Later I notice him from my window, walking across the backyard and out behind the paddock, sneaky-like, by himself. Joyce is in the kitchen, working at dinner, so I decide to see what he’s up to. I head downstairs, shove on my boots and throw on my jacket. The sky is full of dark clouds and it makes everything seem too dark for this time of day, even if we are getting close to the shortest day of the year. When I walk around the back of the paddock, I find him hunched over, his back to me.
“What are you doing?” He jumps, caught for the second time today. He’s in the middle of lighting a cigarette. Must be one of Joyce’s. He’s using an orange plastic lighter, also one of hers.
“What the hell?” I’m genuinely surprised. “I can’t believe you’re smoking. Are you stupid? Joyce is going to kill you.” I guess we are always talking like we could get killed by Joyce on any given day.

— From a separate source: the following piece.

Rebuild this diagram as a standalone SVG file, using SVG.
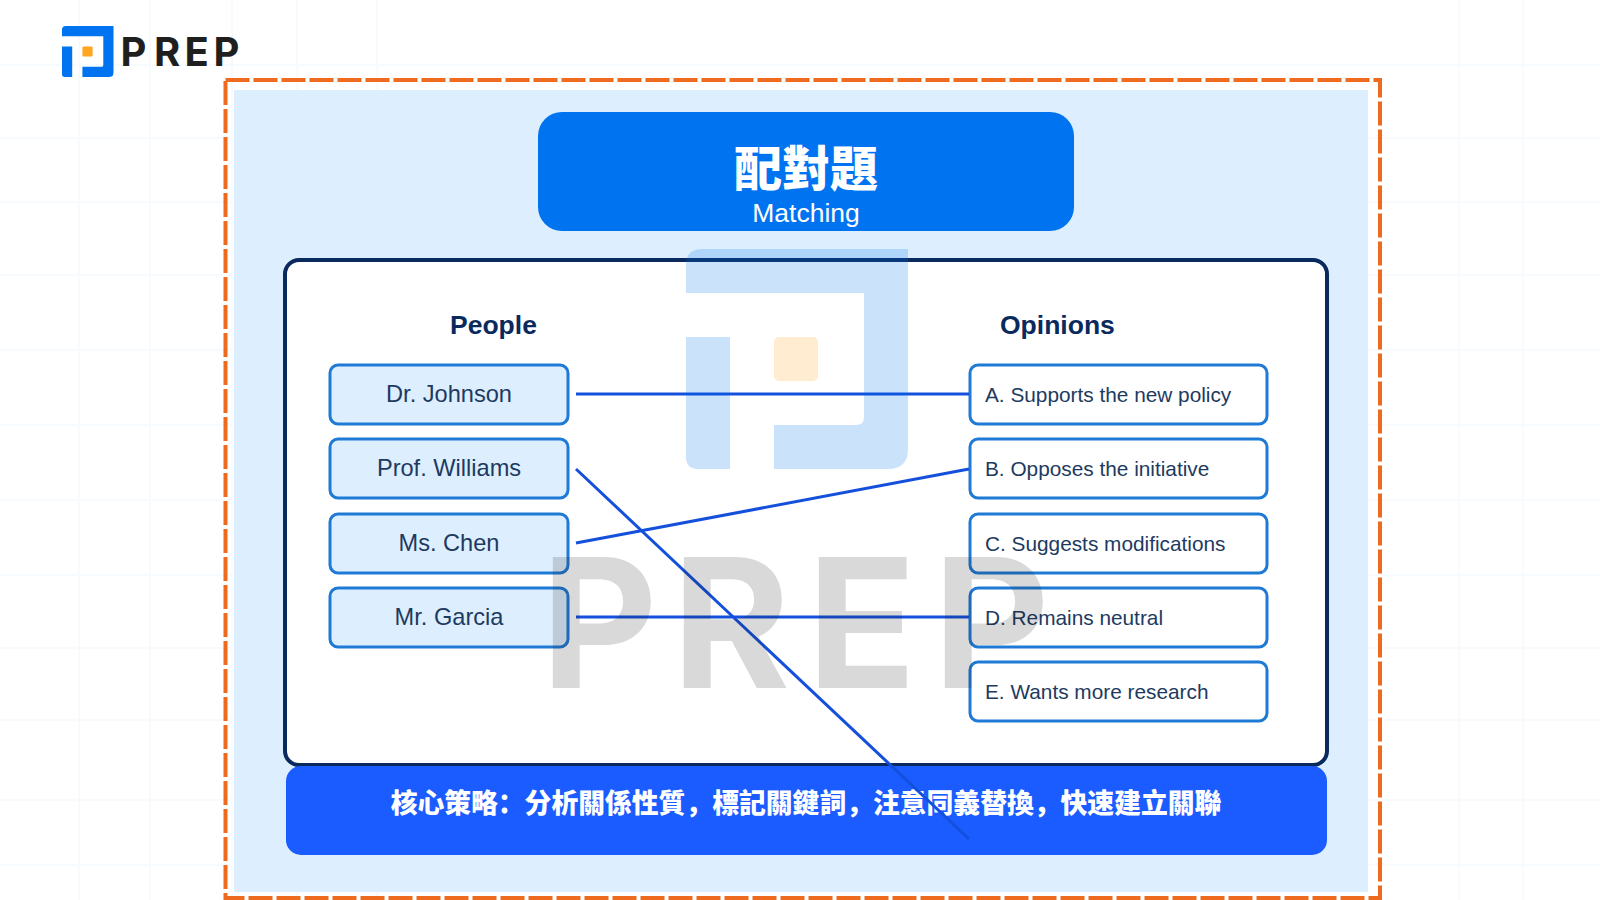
<svg xmlns="http://www.w3.org/2000/svg" width="1600" height="900" viewBox="0 0 1600 900">
<style>
text{font-family:"Liberation Sans",Arial,sans-serif}
.cjk{font-family:"Noto Sans CJK SC","Noto Sans CJK TC",sans-serif;font-weight:900;fill:#fff;text-anchor:middle}
.box{stroke:#1f7ad6;stroke-width:3}
.p{fill:#ddeeff}.o{fill:#fff}
.pt{font-size:23.6px;fill:#1d3a5f;text-anchor:middle}
.ot{font-size:20.8px;fill:#1d3a5f}
.h{font-size:26.5px;font-weight:700;fill:#0a2a5e}
.c{stroke:#1450dc;stroke-width:3;fill:none}
.grid{stroke:#f8fbfd;stroke-width:2;fill:none}
.brand{font-family:Inter,"Liberation Sans",sans-serif;font-weight:700}
</style>
<defs>
<g id="mark">
<path d="M0 44V16Q0 0 16 0H222V200Q222 220 202 220H88V176H170Q178 176 178 168V44Z" fill="#0074f0"/>
<path d="M0 88H44V220H12Q0 220 0 208Z" fill="#0074f0"/>
<rect x="88" y="88" width="44" height="44" rx="5" fill="#ffa51f"/>
</g>
</defs>
<rect width="1600" height="900" fill="#fff"/>
<path class="grid" d="M79 0V900M150 0V900M232 0V900M297 0V900M377 0V900M1459 0V900M1523 0V900M0 65H1600M0 138H1600M0 202H1600M0 275H1600M0 350H1600M0 425H1600M0 500H1600M0 575H1600M0 648H1600M0 720H1600M0 800H1600M0 865H1600"/>
<g id="logo">
<use href="#mark" transform="translate(62 26) scale(.232)"/>
<text class="brand" x="120.500 154 184.500 213.500" y="66" font-size="40" fill="#1f1f1f">PREP</text>
</g>
<rect id="panel" x="234" y="90" width="1134" height="802" fill="#ddeefe"/>
<rect id="frame" x="225.500" y="80" width="1154.500" height="818" fill="none" stroke="#ee6a1f" stroke-width="4" stroke-dasharray="24 4"/>
<g id="title">
<rect x="538" y="112" width="536" height="119" rx="24" fill="#0074f0"/>
<text class="cjk" x="806" y="186" font-size="48">配對題</text>
<text x="806" y="222" font-size="26.500" fill="#fff" text-anchor="middle">Matching</text>
</g>
<rect id="board" x="285" y="260" width="1042" height="505" rx="14" fill="#fff" stroke="#0a2a5e" stroke-width="4"/>
<text class="h" x="450" y="334">People</text>
<text class="h" x="1000" y="334">Opinions</text>
<g id="person-johnson"><rect class="box p" x="330" y="365" width="238" height="59" rx="8"/><text class="pt" x="449" y="402">Dr. Johnson</text></g>
<g id="person-williams"><rect class="box p" x="330" y="439" width="238" height="59" rx="8"/><text class="pt" x="449" y="476">Prof. Williams</text></g>
<g id="person-chen"><rect class="box p" x="330" y="514" width="238" height="59" rx="8"/><text class="pt" x="449" y="551">Ms. Chen</text></g>
<g id="person-garcia"><rect class="box p" x="330" y="588" width="238" height="59" rx="8"/><text class="pt" x="449" y="625">Mr. Garcia</text></g>
<g id="opinion-a"><rect class="box o" x="970" y="365" width="297" height="59" rx="8"/><text class="ot" x="985" y="402">A. Supports the new policy</text></g>
<g id="opinion-b"><rect class="box o" x="970" y="439" width="297" height="59" rx="8"/><text class="ot" x="985" y="476">B. Opposes the initiative</text></g>
<g id="opinion-c"><rect class="box o" x="970" y="514" width="297" height="59" rx="8"/><text class="ot" x="985" y="551">C. Suggests modifications</text></g>
<g id="opinion-d"><rect class="box o" x="970" y="588" width="297" height="59" rx="8"/><text class="ot" x="985" y="625">D. Remains neutral</text></g>
<g id="opinion-e"><rect class="box o" x="970" y="662" width="297" height="59" rx="8"/><text class="ot" x="985" y="699">E. Wants more research</text></g>
<g id="strategy">
<rect x="286" y="766" width="1041" height="89" rx="15" fill="#1a5cff"/>
<text class="cjk" x="806" y="813" font-size="26.800">核心策略：分析關係性質，標記關鍵詞，注意同義替換，快速建立關聯</text>
</g>
<g id="connectors">
<line class="c" x1="576" y1="394" x2="969" y2="394"/>
<line class="c" x1="576" y1="469" x2="969" y2="839"/>
<line class="c" x1="576" y1="543" x2="969" y2="469"/>
<line class="c" x1="576" y1="617" x2="969" y2="617"/>
</g>
<g id="watermark" opacity=".2">
<use href="#mark" transform="translate(686 249)"/>
</g>
<text id="watermark-text" class="brand" x="541 672 807 933" y="688" font-size="180" fill="#1a1a1a" opacity=".16">PREP</text>
</svg>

“So? None of your business.” He’s pretty upset that I caught him. He barely knows how to use the lighter, so I don’t think he’s been smoking for very long.
“Really? And where did you get that cigarette?”
He shoots me this sharp look, and for the first time ever I feel like he hates me. He doesn’t answer.
“Cigarettes aren’t good for your health,” I say, softening slightly.
He rolls his eyes, like I’m some kind of idiot. “Everybody knows that.”
“So do you want to get cancer? Like Mom?” I immediately feel guilty for putting it that way.
“So what if I do? What do you care?”
It really bothers me, the way he says that. It hurts. “God, what is your problem?” I don’t wait around for an answer. I turn and start walking away from him, but as I leave I toss some advice over my shoulder. “You’d better have breath mints on you, that’s all I can say.”
I realize that I’m not going to tell on him. And he’s probably not going to tell on me.
When I get back up to my bedroom, there’s an e-mail from Morris that makes me forget about my irritating little brother.
I’ve found Dorothy Ross, nee McGrath. She goes by the name Dee Ross. Phoned around to a few seniors’ homes and tracked her down at Williamsford Manor. Turns out Dee’s her nickname. Says she hasn’t been called Dorothy in sixty years! Small county, eh?